Bandwidth is mostly a cost issue - there's almost no limit to the amount of bandwidth a hosting company can obtain if they are willing to pay for it. System resources, on the other hand, is a very inflexible, limited thing. System resources relates to the CPU and RAM that is running the web server where your web site is on. In most cases it is not easy for a provider to upgrade their CPU and RAM (most providers already run dual-processor systems with half a gig or more of RAM - upgrading beyond that simply isn't necessary).
The system resource limitations are placed there as a quality of service concern. Remember that when you are hosting your web site on a shared hosting provider, the individual web server that your site is located on will typically have between 100 and 500 web sites running on the same web server. If one single web site uses more than their fair share of the server's resources, that negatively impacts the server's ability to serve all of the other sites on the server.

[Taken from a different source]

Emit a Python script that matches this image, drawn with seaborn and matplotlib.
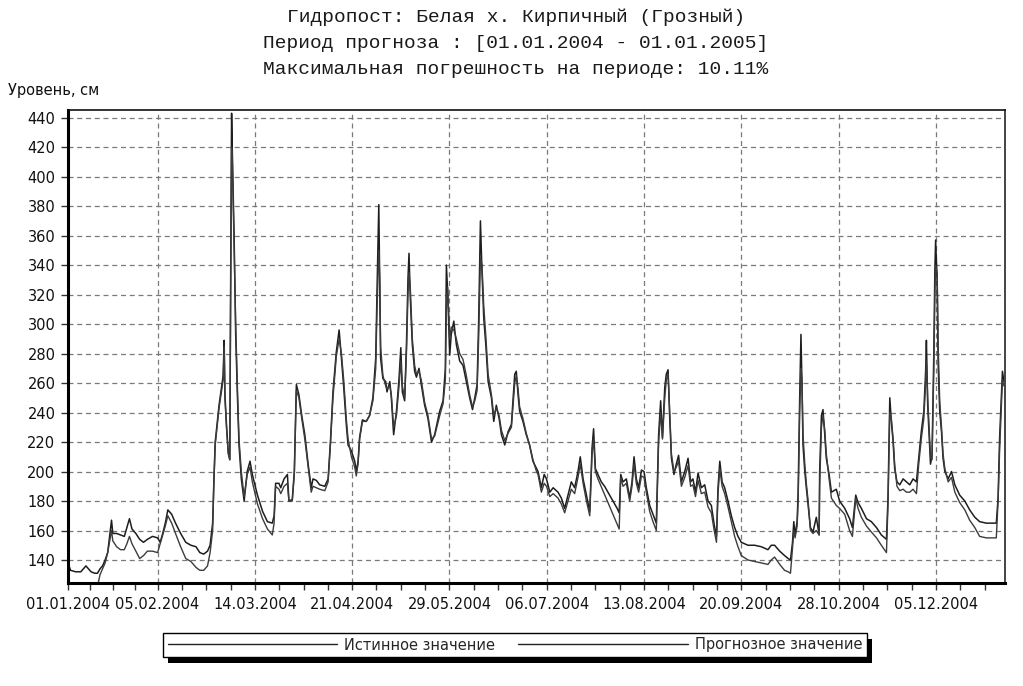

To put it into a "retail" perspective (since you used the sandwich shop example), let's pretend that a web server is like a big movie theater. The movie theater might have 200 seats for tonight's show. Let's say the movie theater sold out all 200 tickets - but one guy went in, and instead of sitting in his seet, he laid down in one row, thus taking up 6 seats in the theater, even though he'd only purchased one ticket. That leaves five other people with no place to sit and watch the movie, even though they also bought a ticket and paid the same price you did.
I think you will agree that in situations such as that, the theater management has the right to make the guy leave. And the resource usage limitations on a shared hosting account are done for much the same reason - to ensure the quality of service for all of a hosting provider's customers, not just one.
So please realize that when you see limitations on resource usage, those are really pretty much unrelated to bandwidth entirely, and even the good companies that provide a firm limit on the amount of bandwidth a site is allowed will also have limits on the amount of system resources that site is allowed as well.